The settlement says Ruenzel will not seek employment with the county, except possibly as a guardian ad-litem, which is a court-appointed attorney for vulnerable children.
She was paid $106,000 by Brown County in 2014.
‘On leave’
Before she resigned, Ruenzel had not been in the office for weeks, according to people in the county administration. A co-worker said boxes appeared in Ruenzel’s office one work day, and her work was divided among the other attorneys. Her staff was told only she was “on leave.”
Feb. 15 was the last day Ruenzel was in the office, and the last day she did county work, Zaehringer said in an email Friday.

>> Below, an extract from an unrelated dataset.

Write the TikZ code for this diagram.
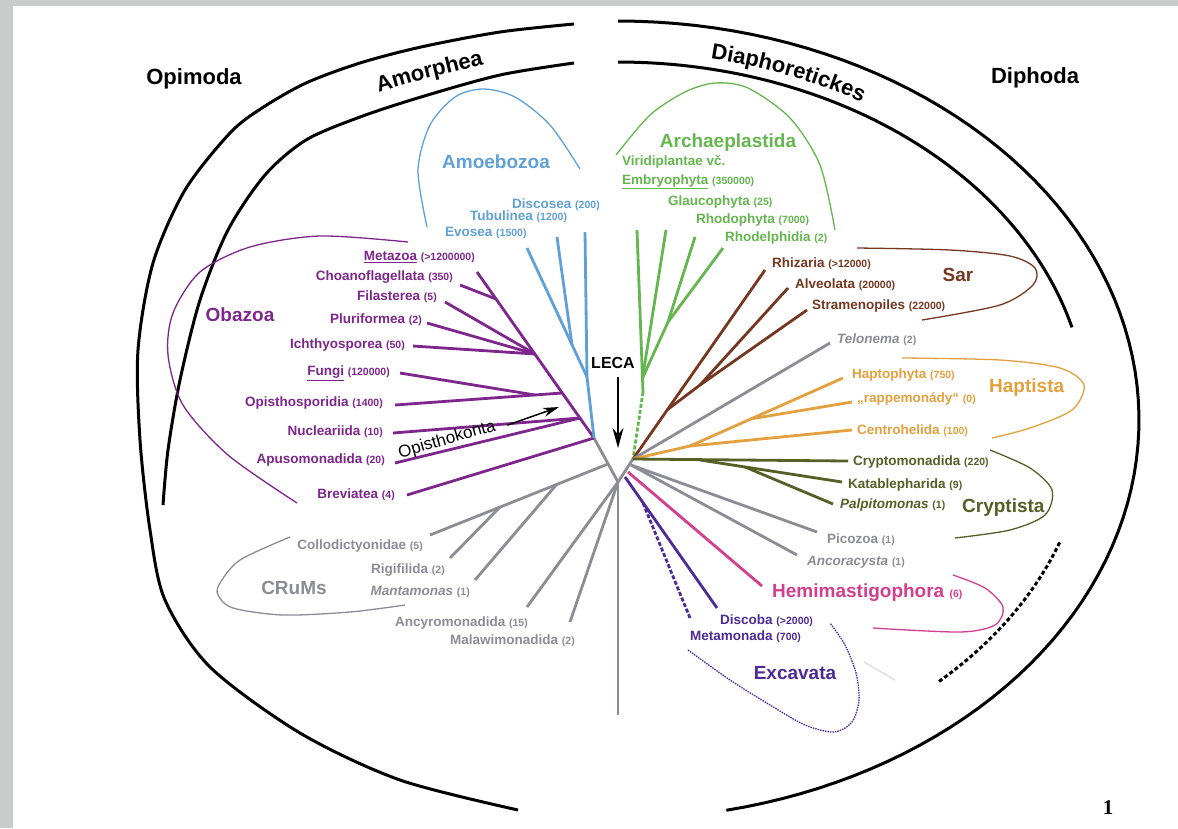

Ruenzel and top county officials had been negotiating her departure for at least a month before the resignation became official, according to documents. Ruenzel rejected an initial settlement offer before accepting the one she signed in March, according to records provided by the county.
Supervisor Patrick Evans of Green Bay said the board and the public are owed answers about Ruenzel’s departure and why she is being paid to not work. Unlike other county department heads, Evans said, corporation counsel is responsible both to the executive and the County Board.
“Plain and simple, these issues need to be shared with the County Board,” he said Thursday. “There has to be more to this situation than just a person resigning.”
An official with the Wisconsin Counties Association said Streeckenbach was within his right to negotiate the settlement without involving the County Board.
“Unless there are some internal processes I am unaware of, it is clearly a function of the executive branch,” J. Michael Blaska, the group’s chief of staff, said in an email.
It’s not entirely clear, meanwhile, how the county would pay Ruenzel’s successor. The corporation counsel salary account is funded through year’s end, but the county would essentially be paying two people until Ruenzel’s payments end in September.
If more money were to be needed, Zaehringer said, the administration would look to cover the cost by tapping another account. That could be problematic if it involves a budget transfer, since such an action would require County Board approval.